Wir können uns eben nicht mehr einfach irgendwo reinsetzen und die Welt bereisen. Neue Kulturen kennen lernen, Horizonte – physische wie mentale – erweitern. Jetzt sind wir in unserem kleinen Radius gefangen. Oder auch frei – je nach eigener Perspektive. Denn für die einen ist es ein Desaster, sich nicht mehr nach außen orientieren zu können; keinen Dauerapplaus mehr zu bekommen. Für die anderen ist ein Kennenlernen mit dem Selbst vielleicht die Chance ihres Lebens.

Mich treibt in den letzten Tagen und Wochen eine Frage besonders um: Wird sich – und wenn ja – wie wird sich unsere Gesellschaft durch dieses Virus verändern? Wird sie sich überhaupt verändern? Oder werden es nur wieder einige wenige sein, die aus dieser Krise anders, neu, hervorgehen? Was passiert mit unseren Werten? Werden es die gleichen sein, wie vor der Krise? Oder verändern wir uns und damit auch unsere Wertevorstellungen? Wir werden wir miteinander umgehen? Und überhaupt: Wie wird sich dieses Maskentragen seelisch auf uns auswirken? Wie ist das, wenn man keinem mehr richtig ins Gesicht schauen kann, weil es zum größten Teil mit dieser Schutzmaske bedeckt ist? Kein freundliches Lächeln ist mehr zu erkennen, keine richtige Deutung mehr möglich. Das schafft Unbehagen, bei mir jedenfalls – und ein gewisses Maß an Unsicherheit,  kann ich doch mein Gegenüber gar nicht mehr richtig einschätzen.

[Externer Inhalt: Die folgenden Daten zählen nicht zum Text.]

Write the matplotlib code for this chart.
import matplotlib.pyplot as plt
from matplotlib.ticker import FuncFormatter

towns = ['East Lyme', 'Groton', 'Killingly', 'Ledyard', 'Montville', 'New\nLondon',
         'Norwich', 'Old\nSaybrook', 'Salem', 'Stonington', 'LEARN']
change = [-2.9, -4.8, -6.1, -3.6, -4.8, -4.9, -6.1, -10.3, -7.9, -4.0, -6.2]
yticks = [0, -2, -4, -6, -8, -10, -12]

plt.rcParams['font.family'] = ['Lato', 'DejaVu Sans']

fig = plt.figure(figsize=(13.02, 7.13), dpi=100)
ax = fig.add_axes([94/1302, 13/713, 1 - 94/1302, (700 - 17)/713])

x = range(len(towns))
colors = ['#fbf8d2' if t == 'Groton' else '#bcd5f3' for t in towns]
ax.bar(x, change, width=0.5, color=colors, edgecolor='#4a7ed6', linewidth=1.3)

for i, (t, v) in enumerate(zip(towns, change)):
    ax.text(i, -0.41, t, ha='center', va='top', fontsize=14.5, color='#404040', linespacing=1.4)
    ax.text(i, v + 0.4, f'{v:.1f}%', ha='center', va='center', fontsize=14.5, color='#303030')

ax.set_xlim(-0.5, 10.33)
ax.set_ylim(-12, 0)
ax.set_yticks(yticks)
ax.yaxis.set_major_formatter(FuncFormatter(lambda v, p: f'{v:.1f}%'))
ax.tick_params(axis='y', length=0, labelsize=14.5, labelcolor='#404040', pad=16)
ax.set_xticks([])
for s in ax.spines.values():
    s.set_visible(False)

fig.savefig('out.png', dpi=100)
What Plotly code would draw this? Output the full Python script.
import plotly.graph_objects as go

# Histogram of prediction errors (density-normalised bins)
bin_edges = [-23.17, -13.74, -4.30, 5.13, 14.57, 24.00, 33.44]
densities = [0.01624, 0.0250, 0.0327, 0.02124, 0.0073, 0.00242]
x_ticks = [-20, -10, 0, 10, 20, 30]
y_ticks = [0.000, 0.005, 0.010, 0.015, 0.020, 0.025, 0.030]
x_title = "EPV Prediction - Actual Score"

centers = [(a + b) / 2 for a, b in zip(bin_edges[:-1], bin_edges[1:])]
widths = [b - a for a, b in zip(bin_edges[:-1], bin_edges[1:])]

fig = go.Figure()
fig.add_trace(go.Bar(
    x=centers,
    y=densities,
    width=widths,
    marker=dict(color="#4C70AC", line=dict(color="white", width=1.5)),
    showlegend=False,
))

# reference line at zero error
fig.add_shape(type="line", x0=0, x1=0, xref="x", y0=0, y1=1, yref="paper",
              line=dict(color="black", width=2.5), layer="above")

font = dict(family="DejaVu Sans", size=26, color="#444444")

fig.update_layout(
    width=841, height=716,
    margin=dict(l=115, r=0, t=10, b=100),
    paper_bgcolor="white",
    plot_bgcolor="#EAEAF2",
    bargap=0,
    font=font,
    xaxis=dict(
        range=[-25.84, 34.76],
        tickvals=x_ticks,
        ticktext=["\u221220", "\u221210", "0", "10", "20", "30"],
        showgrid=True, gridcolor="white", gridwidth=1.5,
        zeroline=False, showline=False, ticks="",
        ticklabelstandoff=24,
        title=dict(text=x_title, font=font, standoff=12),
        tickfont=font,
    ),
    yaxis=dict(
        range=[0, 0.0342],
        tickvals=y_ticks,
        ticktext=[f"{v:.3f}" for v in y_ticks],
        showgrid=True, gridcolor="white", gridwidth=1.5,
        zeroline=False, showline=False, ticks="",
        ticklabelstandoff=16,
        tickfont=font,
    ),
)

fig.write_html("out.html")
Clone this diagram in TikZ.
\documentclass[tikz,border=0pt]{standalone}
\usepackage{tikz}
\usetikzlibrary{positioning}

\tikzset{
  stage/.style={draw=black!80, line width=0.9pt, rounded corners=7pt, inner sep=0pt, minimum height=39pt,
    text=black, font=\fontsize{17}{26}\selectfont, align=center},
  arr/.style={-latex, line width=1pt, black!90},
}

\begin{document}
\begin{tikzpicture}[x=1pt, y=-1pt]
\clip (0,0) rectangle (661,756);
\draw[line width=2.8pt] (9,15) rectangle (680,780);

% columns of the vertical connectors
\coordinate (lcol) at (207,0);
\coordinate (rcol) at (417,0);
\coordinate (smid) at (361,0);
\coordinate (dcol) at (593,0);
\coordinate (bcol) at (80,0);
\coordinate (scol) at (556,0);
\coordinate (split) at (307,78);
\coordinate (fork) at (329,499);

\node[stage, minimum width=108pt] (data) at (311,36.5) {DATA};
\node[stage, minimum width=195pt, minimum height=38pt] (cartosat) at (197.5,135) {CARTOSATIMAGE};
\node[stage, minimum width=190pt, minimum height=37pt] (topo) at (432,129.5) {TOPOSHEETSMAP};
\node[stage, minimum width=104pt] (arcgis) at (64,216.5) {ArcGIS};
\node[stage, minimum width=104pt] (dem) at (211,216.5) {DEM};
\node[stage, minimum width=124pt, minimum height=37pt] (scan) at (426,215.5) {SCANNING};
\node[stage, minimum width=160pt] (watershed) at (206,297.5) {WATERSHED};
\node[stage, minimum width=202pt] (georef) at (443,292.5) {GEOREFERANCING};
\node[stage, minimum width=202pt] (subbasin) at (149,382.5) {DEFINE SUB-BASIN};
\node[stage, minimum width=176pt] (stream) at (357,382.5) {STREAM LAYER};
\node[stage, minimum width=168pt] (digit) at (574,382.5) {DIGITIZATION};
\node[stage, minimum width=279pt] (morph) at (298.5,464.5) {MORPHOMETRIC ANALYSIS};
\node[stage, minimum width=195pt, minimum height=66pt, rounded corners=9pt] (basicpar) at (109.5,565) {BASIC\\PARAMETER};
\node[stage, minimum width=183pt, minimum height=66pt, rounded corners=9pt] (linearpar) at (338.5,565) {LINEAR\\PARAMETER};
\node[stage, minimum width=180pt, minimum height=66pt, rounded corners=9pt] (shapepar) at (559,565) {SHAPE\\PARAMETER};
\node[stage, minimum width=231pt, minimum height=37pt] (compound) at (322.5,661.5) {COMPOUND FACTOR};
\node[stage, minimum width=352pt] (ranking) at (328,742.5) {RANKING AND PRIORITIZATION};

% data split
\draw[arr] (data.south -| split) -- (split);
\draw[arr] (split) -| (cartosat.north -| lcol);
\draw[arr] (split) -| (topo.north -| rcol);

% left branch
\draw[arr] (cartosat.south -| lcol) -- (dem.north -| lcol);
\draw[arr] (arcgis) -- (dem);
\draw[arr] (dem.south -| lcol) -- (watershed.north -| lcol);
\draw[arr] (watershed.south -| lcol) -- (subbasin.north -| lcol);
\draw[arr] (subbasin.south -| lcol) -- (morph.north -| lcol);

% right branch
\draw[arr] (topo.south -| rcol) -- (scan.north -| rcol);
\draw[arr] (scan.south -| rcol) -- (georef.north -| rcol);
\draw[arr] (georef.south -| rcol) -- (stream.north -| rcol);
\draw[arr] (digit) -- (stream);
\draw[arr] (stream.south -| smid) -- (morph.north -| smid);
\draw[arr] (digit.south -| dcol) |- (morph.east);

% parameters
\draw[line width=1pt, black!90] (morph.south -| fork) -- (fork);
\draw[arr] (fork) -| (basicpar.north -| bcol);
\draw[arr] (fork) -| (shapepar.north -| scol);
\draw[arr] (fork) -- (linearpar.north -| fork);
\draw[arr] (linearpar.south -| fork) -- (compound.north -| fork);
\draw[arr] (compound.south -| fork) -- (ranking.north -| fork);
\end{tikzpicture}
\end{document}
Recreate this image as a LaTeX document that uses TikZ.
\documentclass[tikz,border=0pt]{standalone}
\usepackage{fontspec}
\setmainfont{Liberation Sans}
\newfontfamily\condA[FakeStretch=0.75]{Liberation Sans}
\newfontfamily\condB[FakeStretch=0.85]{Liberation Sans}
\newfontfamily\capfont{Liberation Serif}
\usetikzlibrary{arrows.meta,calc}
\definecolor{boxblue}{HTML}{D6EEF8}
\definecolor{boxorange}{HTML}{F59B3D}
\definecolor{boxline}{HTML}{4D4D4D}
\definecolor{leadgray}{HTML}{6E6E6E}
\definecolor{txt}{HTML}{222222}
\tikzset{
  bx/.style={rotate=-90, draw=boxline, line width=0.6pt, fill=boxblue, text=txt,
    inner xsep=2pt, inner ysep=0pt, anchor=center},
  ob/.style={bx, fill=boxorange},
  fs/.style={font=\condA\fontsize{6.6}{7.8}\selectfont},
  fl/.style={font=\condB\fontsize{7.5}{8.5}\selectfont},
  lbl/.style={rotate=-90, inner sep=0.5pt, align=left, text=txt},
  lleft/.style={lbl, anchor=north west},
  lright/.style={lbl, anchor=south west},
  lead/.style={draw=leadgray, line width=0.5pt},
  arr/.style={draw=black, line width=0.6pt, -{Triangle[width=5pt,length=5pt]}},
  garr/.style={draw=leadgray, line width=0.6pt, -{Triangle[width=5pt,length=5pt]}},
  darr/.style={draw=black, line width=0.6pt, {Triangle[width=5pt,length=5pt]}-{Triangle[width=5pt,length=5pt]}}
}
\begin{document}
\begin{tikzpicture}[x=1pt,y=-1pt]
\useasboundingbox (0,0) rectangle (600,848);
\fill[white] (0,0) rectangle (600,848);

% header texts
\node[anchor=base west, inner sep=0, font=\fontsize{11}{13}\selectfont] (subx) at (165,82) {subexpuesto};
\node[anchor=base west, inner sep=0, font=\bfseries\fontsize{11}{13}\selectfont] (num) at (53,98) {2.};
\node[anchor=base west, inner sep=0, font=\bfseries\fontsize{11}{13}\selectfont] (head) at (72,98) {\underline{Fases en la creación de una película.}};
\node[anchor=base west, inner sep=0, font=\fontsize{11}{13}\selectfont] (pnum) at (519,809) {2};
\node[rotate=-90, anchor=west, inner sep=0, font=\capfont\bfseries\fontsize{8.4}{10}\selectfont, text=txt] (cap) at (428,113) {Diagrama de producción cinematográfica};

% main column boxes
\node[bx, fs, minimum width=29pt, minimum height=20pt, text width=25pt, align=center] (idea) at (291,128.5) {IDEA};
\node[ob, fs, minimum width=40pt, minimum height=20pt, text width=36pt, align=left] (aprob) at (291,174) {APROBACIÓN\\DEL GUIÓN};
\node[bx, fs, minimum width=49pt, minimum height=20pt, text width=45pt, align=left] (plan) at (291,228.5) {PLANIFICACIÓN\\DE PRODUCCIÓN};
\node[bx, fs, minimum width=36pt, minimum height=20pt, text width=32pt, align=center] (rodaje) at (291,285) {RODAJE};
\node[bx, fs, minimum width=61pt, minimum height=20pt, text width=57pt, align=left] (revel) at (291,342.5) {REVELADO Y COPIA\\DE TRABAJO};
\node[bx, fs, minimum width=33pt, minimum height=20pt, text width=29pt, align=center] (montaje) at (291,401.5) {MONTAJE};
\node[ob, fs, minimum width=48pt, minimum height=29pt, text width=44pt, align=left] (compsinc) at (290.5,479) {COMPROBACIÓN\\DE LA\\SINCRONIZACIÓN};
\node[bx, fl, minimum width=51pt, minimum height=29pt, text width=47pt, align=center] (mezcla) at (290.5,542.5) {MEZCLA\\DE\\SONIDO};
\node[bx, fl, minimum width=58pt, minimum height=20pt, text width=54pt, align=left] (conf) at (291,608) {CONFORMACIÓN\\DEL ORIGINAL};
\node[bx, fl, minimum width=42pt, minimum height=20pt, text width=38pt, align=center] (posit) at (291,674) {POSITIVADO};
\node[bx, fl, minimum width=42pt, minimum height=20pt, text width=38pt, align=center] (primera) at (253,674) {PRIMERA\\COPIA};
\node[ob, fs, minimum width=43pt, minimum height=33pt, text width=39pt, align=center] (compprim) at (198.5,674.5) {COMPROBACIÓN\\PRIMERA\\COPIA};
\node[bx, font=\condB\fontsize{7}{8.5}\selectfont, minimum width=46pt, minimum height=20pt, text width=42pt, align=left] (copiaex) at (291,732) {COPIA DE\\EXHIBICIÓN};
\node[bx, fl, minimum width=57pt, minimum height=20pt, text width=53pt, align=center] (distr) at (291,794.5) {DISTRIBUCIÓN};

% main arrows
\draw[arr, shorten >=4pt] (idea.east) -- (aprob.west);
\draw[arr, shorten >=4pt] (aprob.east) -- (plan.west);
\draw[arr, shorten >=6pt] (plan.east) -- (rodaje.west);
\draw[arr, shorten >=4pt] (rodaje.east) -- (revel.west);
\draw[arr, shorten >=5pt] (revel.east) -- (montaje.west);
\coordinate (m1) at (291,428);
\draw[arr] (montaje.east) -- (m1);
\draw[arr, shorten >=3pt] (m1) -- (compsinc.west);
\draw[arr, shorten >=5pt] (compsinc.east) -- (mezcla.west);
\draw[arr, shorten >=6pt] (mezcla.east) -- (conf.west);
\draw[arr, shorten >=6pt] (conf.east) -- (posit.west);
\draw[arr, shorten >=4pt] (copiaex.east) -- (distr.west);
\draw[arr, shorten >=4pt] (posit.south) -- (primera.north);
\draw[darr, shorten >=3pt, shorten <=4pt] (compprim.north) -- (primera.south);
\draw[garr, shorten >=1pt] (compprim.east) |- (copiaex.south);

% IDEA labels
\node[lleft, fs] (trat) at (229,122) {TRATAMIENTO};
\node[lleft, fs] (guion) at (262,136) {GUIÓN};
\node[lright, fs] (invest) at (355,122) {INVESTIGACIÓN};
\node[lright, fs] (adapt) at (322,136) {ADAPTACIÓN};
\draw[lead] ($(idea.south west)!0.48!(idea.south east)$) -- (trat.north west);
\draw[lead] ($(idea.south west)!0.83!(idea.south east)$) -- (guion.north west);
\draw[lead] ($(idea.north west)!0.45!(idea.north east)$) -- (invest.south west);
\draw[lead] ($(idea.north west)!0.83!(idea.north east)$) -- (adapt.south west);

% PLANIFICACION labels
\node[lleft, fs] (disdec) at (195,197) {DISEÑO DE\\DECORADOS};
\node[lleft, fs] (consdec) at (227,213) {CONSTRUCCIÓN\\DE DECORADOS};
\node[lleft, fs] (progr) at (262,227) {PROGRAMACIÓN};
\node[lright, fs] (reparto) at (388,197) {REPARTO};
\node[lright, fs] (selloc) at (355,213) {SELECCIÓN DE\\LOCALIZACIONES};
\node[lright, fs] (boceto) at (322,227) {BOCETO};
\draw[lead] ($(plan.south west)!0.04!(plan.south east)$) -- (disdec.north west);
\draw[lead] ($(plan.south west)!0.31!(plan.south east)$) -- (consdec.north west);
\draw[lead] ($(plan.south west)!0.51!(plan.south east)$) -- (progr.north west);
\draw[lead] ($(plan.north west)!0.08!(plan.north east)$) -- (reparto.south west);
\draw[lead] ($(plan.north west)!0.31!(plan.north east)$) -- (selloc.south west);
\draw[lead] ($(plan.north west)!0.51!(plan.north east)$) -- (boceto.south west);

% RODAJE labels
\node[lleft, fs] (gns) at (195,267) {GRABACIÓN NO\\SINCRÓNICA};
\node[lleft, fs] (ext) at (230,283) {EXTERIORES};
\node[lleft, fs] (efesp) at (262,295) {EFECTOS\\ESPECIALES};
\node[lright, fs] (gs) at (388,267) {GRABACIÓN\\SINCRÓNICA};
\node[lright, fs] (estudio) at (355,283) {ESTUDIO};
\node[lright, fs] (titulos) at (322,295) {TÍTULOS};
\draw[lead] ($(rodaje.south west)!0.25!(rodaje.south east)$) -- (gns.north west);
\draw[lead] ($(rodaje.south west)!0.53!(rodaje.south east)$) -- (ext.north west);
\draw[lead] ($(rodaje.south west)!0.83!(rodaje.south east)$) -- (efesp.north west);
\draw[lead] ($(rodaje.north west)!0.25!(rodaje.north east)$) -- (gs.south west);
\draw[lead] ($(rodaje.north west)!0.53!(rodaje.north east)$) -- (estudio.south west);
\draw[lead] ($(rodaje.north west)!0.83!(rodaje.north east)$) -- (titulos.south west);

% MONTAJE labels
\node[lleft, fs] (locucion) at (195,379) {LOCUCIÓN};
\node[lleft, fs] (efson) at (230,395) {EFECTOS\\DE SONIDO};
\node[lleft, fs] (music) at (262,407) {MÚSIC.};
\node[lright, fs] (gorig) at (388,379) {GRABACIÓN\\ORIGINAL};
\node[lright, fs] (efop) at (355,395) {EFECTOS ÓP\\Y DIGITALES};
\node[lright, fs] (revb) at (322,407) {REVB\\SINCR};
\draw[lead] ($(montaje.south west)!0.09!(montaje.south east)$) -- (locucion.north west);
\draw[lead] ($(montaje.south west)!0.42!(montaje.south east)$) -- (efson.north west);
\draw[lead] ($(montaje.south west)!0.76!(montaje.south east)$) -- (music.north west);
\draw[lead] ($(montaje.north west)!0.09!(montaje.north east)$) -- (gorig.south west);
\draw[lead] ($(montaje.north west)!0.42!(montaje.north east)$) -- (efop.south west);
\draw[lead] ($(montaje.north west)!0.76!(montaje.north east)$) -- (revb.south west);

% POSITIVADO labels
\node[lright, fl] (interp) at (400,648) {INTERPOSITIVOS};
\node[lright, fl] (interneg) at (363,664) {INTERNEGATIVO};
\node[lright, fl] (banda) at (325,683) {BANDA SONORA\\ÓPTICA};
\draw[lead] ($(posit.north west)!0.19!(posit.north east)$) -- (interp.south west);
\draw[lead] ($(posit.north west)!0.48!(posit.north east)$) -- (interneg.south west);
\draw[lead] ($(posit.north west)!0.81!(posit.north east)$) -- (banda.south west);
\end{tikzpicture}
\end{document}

Und Unsicherheit schafft früher oder später zwangsläufig Angst. Und das kann nicht gut sein! Wenn das Maskentragen zur Pflicht wird, ist das auf jeden Fall eine psychische Belastung, die nicht zu unterschätzen sein wird. Was das mit uns Menschen im Miteinander machen wird, mag ich mir nicht bis zum Letzten ausdenken. Aber ich bin mehr als besorgt, ob dieser Aussichten.

Noch soll es ja nur in Supermärkten und Bus und Bahn Pflicht sein – aber was ist schon in diesen Zeiten für das NOCH – noch sicher? Das NOCH von gestern, kann morgen bereits Makulatur sein. Wenn wir eins in den letzten Wochen gelernt haben, dann das: Es gibt solange ein NOCH bis es ersetzt wird. Und zwar schneller, als wir uns hätten jemals vorstellen können. Die NOCHS werden in diesen Zeiten immer weniger, die Ungewissheiten werden immer mehr. Bei diesem Sturm die Orientierung, sprich seinen inneren Kompass – wenn man ihn denn jemals besessen hat – nicht zu verlieren ist mehr als eine Herausforderung. Es ist die Aufgabe unseres Lebens. Und keiner weiß, wie es ausgehen wird.